Le Rapporteur spécial des Nations Unies sur les droits à la liberté de réunion pacifique et d’association tire la sonnette d’alarme concernant la situation actuelle des restrictions légales et des poursuites judiciaires en Algérie, soulignant qu’une attention urgente doit être accordée à cette situation.
« Le gouvernement doit assouplir les restrictions strictes sur les rassemblements et les associations pour mettre les lois et les pratiques en conformité avec la Constitution nationale et le droit international des droits de l’homme », a déclaré Clément Nyaletsossi Voule, Rapporteur spécial des Nations Unies sur les droits à la liberté de réunion pacifique et d’association, dans une déclaration à l’issue d’une visite officielle de 10 jours en Algérie du 16 au 26 septembre.
La visite a eu lieu à un moment où le régime au pouvoir prétend initier des réformes pour mettre la législation en conformité avec la Constitution de 2020 et les aspirations des manifestations du Hirak, qui ont rassemblé des centaines de milliers d’Algériens dans les rues chaque semaine pendant plus d’un an en 2019-2020, a déclaré le Rapporteur de l’ONU.
Voule, qui a salué l’esprit civique remarquable des manifestants du Hirak, a souligné que « le gouvernement doit maintenant faire face au climat de peur causé par une série d’accusations criminelles contre des individus, des associations, des syndicats et des partis politiques en vertu de lois excessivement restrictives, y compris des lois antiterroristes contraires aux obligations internationales de l’Algérie en matière de droits de l’homme ».
L’expert des Nations Unies a exhorté le gouvernement à abandonner les charges et à gracier les personnes condamnées pour leur implication dans le Hirak, soulignant que « dans l’esprit des manifestations pacifiques du Hirak, le message commun de tous les acteurs de la société civile que j’ai rencontrés était d’être reconnus par les autorités publiques comme des partenaires de confiance dans le développement de leur pays. »
Notant que l’Algérie peinait encore à offrir un espace à la société civile, il a réitéré que permettre un espace civil qui inclut également des voix critiques est essentiel pour une meilleure gouvernance et l’élaboration de politiques, ainsi que pour construire une démocratie participative durable et inclusive.
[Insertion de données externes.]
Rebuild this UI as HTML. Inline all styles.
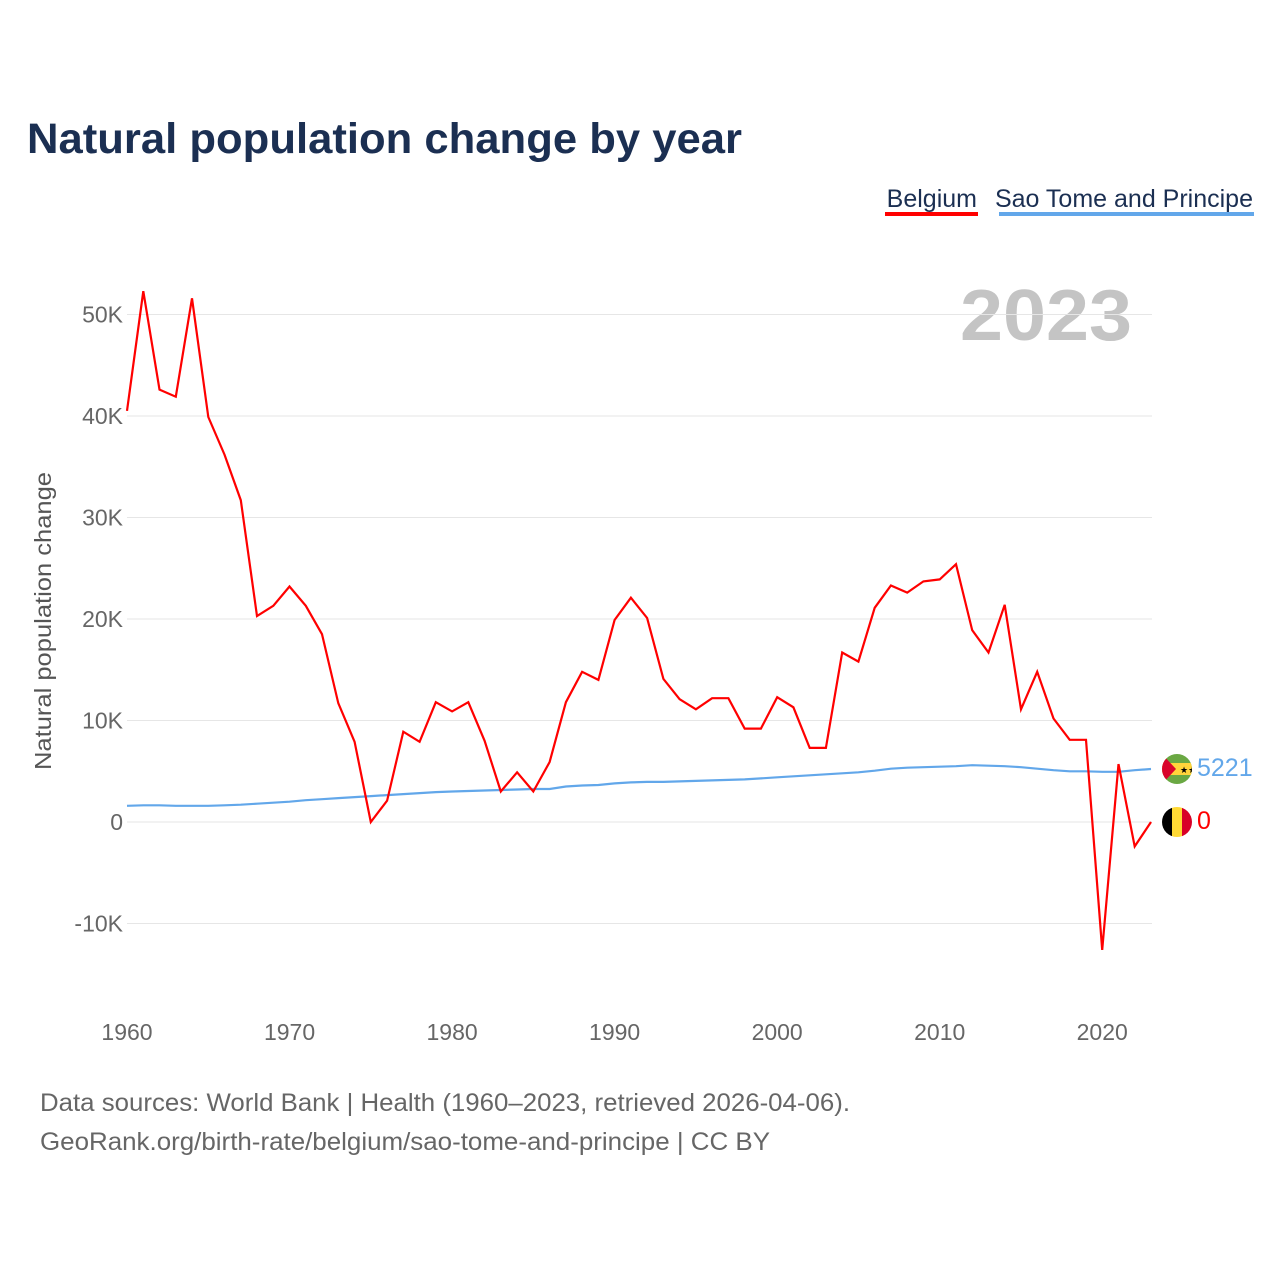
<!DOCTYPE html>
<html><head><meta charset="utf-8"><style>
body{margin:0;background:#fff;font-family:"Liberation Sans",sans-serif}
#wrap{position:relative;width:1280px;height:1280px}
</style></head><body>
<div id="wrap">
<svg id="chart" width="1280" height="1280">
<text x="27" y="153" font-size="43" font-weight="bold" fill="#1b2f52" textLength="715" lengthAdjust="spacingAndGlyphs">Natural population change by year</text>
<g><text x="977" y="207" font-size="25" fill="#1b2f52" text-anchor="end">Belgium</text><rect x="885" y="212" width="93" height="4" fill="#ff0000"/></g>
<g><text x="1253" y="207" font-size="25" fill="#1b2f52" text-anchor="end">Sao Tome and Principe</text><rect x="999" y="212" width="255" height="4" fill="#62a7ea"/></g>
<text x="960" y="340" font-size="72" font-weight="bold" fill="#c4c4c4" textLength="172" lengthAdjust="spacingAndGlyphs">2023</text>
<text transform="translate(51,770) rotate(-90)" font-size="23" fill="#555" textLength="298" lengthAdjust="spacingAndGlyphs">Natural population change</text>
<g id="grid"></g><g id="series"></g>
<g>
<clipPath id="c1"><circle cx="1177" cy="769" r="15"/></clipPath>
<g clip-path="url(#c1)"><rect x="1162" y="754" width="30" height="30" fill="#6aa843"/><rect x="1162" y="763" width="30" height="12" fill="#ffd43b"/><polygon points="1162,754 1176,769 1162,784" fill="#d9042b"/><text x="1180" y="773" font-size="9">★★</text></g></g>
<g>
<clipPath id="c2"><circle cx="1177" cy="822" r="15"/></clipPath>
<g clip-path="url(#c2)"><rect x="1162" y="807" width="10" height="30" fill="#000"/><rect x="1172" y="807" width="10" height="30" fill="#ffd935"/><rect x="1182" y="807" width="10" height="30" fill="#d80027"/></g></g>
<text x="1197" y="776" font-size="25" fill="#62a7ea">5221</text>
<text x="1197" y="829" font-size="25" fill="#ff0000">0</text>
<text x="40" y="1111" font-size="25" fill="#666" textLength="810" lengthAdjust="spacingAndGlyphs">Data sources: World Bank | Health (1960–2023, retrieved 2026-04-06).</text>
<text x="40" y="1150" font-size="25" fill="#666" textLength="730" lengthAdjust="spacingAndGlyphs">GeoRank.org/birth-rate/belgium/sao-tome-and-principe | CC BY</text>
</svg></div>
<script>
const years=[];for(let y=1960;y<=2023;y++)years.push(y);
const belgium=[40.5,52.3,42.6,41.9,51.6,39.9,36.2,31.7,20.3,21.3,23.2,21.3,18.5,11.7,7.9,0,2.1,8.9,7.9,11.8,10.9,11.8,8.0,3.0,4.9,3.0,5.9,11.8,14.8,14.0,19.9,22.1,20.1,14.1,12.1,11.1,12.2,12.2,9.2,9.2,12.3,11.3,7.3,7.3,16.7,15.8,21.1,23.3,22.6,23.7,23.9,25.4,18.9,16.7,21.4,11.1,14.8,10.2,8.1,8.1,-12.6,5.7,-2.4,0];
const stp=[1.6,1.65,1.65,1.6,1.6,1.6,1.65,1.7,1.8,1.9,2.0,2.15,2.25,2.35,2.45,2.55,2.65,2.75,2.85,2.95,3.0,3.05,3.1,3.15,3.2,3.25,3.25,3.5,3.6,3.65,3.8,3.9,3.95,3.95,4.0,4.05,4.1,4.15,4.2,4.3,4.4,4.5,4.6,4.7,4.8,4.9,5.05,5.25,5.35,5.4,5.45,5.5,5.6,5.55,5.5,5.4,5.25,5.1,5.0,5.0,4.95,4.95,5.1,5.22];
const yTicks=[-10,0,10,20,30,40,50];
const yTickLabels=["-10K","0","10K","20K","30K","40K","50K"];
const xTicks=[1960,1970,1980,1990,2000,2010,2020];
const X=v=>127+(v-1960)*(1151-127)/63;
const Y=v=>822-v*10.15;
const NS="http://www.w3.org/2000/svg";
const grid=document.getElementById('grid'),ser=document.getElementById('series');
function mk(t,a,p){const e=document.createElementNS(NS,t);for(const k in a)e.setAttribute(k,a[k]);p.appendChild(e);return e;}
yTicks.forEach((t,i)=>{
 const l=mk('line',{x1:127,x2:1152,y1:Y(t),y2:Y(t),stroke:'#e6e6e6','stroke-width':1},grid);
 
 
 const tx=mk('text',{x:123,y:Y(t)+8,'font-size':23,fill:'#666','text-anchor':'end'},grid);
 tx.textContent=yTickLabels[i];
 
 
});
xTicks.forEach(t=>{
 const tx=mk('text',{x:X(t),y:1040,'font-size':23,fill:'#666','text-anchor':'middle'},grid);
 tx.textContent=t;
 
 
});
function line(data,color,name){
 const d=data.map((v,i)=>(i?'L':'M')+X(years[i]).toFixed(1)+','+Y(v).toFixed(1)).join('');
 const p=mk('path',{d:d,fill:'none',stroke:color,'stroke-width':2.2,'stroke-linejoin':'miter'},ser);
 
 
}
line(stp,'#62a7ea','stp-line');
line(belgium,'#ff0000','belgium-line');
</script>
</body></html>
« Pour tenir la promesse de la Constitution et du Hirak, et pour remplir ses obligations en vertu des traités internationaux relatifs aux droits de l’homme, l’Algérie doit garantir, en droit et en pratique, le droit de sa population de se rassembler et de s’associer librement, d’échanger des points de vue et des idées et de défendre des intérêts spécifiques, y compris en collaboration avec des partenaires à l’intérieur et à l’extérieur du pays », a déclaré Voule.
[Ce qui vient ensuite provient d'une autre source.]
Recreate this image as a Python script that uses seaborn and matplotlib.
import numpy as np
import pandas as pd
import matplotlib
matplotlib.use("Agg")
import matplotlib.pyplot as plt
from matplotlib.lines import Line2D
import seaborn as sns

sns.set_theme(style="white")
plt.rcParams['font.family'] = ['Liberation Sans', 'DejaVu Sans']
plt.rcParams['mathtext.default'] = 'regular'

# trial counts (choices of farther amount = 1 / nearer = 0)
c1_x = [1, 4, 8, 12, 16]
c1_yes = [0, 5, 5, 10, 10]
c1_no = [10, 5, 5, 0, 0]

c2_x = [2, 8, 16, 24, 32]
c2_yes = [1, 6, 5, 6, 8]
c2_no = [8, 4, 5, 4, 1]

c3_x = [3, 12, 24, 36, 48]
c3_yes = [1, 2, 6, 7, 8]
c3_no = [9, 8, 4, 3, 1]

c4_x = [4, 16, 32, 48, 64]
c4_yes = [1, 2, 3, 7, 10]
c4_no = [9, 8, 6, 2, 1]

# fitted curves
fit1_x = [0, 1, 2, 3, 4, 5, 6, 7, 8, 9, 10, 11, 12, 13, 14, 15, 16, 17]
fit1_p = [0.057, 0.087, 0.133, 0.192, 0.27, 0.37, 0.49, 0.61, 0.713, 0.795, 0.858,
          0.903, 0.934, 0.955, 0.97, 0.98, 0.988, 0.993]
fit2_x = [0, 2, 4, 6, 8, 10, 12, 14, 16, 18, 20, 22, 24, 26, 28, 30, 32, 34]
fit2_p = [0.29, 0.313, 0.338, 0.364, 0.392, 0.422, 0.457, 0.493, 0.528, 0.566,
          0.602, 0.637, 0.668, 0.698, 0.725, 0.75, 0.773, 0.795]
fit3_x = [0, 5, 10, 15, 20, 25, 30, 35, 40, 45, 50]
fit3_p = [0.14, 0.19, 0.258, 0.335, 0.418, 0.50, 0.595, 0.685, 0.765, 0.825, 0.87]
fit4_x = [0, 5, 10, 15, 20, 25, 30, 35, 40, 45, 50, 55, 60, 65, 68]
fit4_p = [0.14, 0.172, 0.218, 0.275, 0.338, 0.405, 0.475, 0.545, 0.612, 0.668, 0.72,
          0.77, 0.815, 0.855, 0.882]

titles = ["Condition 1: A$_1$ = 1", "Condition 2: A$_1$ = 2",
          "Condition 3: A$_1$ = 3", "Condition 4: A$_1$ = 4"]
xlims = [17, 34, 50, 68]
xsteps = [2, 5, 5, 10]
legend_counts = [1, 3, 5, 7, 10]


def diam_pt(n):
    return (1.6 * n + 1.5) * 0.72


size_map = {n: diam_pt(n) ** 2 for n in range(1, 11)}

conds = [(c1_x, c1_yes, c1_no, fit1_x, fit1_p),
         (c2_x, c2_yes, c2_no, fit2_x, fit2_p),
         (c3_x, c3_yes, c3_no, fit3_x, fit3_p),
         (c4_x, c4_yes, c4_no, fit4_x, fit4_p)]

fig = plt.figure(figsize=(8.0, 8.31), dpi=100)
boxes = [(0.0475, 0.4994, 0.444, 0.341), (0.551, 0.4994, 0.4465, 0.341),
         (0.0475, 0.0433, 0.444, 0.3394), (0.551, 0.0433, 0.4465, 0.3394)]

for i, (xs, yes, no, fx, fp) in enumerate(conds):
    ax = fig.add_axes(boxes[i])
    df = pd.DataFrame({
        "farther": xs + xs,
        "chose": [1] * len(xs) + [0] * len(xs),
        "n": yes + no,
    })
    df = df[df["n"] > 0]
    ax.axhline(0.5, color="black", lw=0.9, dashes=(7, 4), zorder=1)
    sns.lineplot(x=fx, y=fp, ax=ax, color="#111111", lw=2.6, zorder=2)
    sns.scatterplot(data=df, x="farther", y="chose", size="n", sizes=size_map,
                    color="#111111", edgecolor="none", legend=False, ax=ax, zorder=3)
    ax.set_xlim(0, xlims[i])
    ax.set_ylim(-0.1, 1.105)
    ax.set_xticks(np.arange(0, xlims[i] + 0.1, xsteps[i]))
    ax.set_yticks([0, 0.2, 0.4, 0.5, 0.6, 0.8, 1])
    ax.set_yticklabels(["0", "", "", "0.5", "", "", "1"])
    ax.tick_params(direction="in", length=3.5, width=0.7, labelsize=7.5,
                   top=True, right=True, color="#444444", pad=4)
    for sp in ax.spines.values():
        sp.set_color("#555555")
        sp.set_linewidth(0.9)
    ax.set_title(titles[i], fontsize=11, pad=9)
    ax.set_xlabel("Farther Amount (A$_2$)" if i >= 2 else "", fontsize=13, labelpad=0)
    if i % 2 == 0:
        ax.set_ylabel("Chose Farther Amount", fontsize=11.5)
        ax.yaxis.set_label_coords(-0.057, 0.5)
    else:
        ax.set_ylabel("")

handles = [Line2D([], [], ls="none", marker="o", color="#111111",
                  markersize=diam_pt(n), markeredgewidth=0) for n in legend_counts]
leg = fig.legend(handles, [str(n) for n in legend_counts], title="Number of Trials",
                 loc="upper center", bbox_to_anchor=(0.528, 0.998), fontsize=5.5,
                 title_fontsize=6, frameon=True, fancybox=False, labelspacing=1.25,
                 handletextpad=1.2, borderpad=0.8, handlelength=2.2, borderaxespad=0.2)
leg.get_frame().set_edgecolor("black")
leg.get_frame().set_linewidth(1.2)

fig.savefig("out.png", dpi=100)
Avant sa visite en Algérie, Voule a reçu des rapports de quatorze organisations de défense des droits de l’homme, en plus de Human Rights Watch, qui ont tous dénoncé les restrictions imposées par les autorités algériennes aux libertés et ont appelé le régime militaire algérien à cesser de violer les droits de l’homme fondamentaux, à respecter les droits civils et politiques universels et à permettre aux ONG indépendantes de fonctionner dans le pays sans harcèlement.
Les défenseurs des droits de l’homme ont déclaré que les autorités algériennes ont démantelé la société civile indépendante du pays et ont entravé le pluralisme politique en se basant sur des lois restrictives concernant les associations, les partis politiques et les syndicats.
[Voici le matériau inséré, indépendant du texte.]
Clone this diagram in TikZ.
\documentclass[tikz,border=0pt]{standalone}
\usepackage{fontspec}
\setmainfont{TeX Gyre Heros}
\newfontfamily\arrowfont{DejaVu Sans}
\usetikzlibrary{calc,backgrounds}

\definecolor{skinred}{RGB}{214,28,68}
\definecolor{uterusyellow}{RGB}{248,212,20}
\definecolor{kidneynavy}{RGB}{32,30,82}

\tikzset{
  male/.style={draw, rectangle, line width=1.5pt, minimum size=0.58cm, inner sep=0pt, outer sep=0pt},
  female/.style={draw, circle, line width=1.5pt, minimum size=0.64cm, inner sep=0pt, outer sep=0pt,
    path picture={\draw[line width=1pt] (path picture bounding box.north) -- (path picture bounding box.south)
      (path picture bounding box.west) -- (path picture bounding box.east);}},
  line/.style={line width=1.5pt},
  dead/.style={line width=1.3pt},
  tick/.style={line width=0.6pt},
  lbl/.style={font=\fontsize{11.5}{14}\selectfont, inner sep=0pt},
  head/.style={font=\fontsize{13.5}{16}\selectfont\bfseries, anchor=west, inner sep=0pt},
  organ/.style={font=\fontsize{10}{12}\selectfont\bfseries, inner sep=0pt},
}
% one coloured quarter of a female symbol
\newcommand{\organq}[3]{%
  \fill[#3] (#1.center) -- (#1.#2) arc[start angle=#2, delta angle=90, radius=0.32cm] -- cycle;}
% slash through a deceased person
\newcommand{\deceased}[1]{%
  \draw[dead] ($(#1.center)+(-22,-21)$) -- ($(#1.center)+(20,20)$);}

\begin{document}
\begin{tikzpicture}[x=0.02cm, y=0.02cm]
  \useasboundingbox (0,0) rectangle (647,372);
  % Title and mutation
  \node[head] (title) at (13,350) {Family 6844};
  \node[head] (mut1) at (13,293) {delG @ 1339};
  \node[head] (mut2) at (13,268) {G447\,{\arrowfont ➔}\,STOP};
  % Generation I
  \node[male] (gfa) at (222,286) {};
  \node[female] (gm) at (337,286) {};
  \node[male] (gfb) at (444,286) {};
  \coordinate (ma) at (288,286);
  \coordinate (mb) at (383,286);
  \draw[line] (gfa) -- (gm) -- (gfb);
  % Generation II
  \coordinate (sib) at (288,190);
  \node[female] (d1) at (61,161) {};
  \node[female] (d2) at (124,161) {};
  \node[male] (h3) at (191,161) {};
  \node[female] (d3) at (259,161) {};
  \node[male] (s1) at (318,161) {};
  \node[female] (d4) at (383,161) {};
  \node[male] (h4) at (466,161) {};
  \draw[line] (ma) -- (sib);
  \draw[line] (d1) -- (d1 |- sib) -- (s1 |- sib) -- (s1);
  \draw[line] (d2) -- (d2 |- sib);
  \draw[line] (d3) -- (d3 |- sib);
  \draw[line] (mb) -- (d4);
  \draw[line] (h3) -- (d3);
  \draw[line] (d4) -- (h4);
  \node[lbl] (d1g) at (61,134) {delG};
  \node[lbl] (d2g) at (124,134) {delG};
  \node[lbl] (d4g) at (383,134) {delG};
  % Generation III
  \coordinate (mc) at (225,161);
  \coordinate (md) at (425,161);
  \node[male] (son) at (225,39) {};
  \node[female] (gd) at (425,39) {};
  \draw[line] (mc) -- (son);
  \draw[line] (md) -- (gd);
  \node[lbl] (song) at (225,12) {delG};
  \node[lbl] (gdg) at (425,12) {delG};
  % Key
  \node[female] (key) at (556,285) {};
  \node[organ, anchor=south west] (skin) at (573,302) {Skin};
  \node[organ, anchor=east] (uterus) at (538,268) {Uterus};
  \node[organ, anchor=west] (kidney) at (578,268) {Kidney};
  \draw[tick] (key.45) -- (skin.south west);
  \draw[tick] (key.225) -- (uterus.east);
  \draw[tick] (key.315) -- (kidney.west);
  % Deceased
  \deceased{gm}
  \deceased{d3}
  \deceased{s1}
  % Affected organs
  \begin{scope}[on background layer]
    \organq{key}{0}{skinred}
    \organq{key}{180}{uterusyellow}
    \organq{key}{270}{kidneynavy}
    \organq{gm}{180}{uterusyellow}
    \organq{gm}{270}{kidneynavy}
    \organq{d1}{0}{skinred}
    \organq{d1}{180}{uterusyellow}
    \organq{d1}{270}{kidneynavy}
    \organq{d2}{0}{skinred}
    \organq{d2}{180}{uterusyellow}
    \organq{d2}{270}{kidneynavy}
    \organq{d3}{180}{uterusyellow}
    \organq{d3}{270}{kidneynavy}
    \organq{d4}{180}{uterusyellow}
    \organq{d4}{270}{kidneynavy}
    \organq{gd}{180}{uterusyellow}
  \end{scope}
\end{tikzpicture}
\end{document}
« Depuis la fin du mouvement de protestation pro-démocratie du Hirak (2019-2021), les autorités algériennes ont intensifié leur répression de la dissidence pacifique. Elles ont ciblé les organisations de la société civile indépendante, les partis d’opposition, les activistes, les défenseurs des droits de l’homme et les journalistes ; et ont introduit des réformes législatives restrictives visant à étouffer toute forme de contestation organisée. Cet effort concerté de la part des autorités a poussé un nombre croissant d’activistes et d’organisations à poursuivre leurs activités en exil », a indiqué l’un des rapports.
Le Rapporteur spécial soumettra un rapport complet au Conseil des droits de l’homme en juin 2024 sur sa visite en Algérie, qui a eu lieu après plusieurs années au cours desquelles les autorités algériennes ont régulièrement reporté cette visite.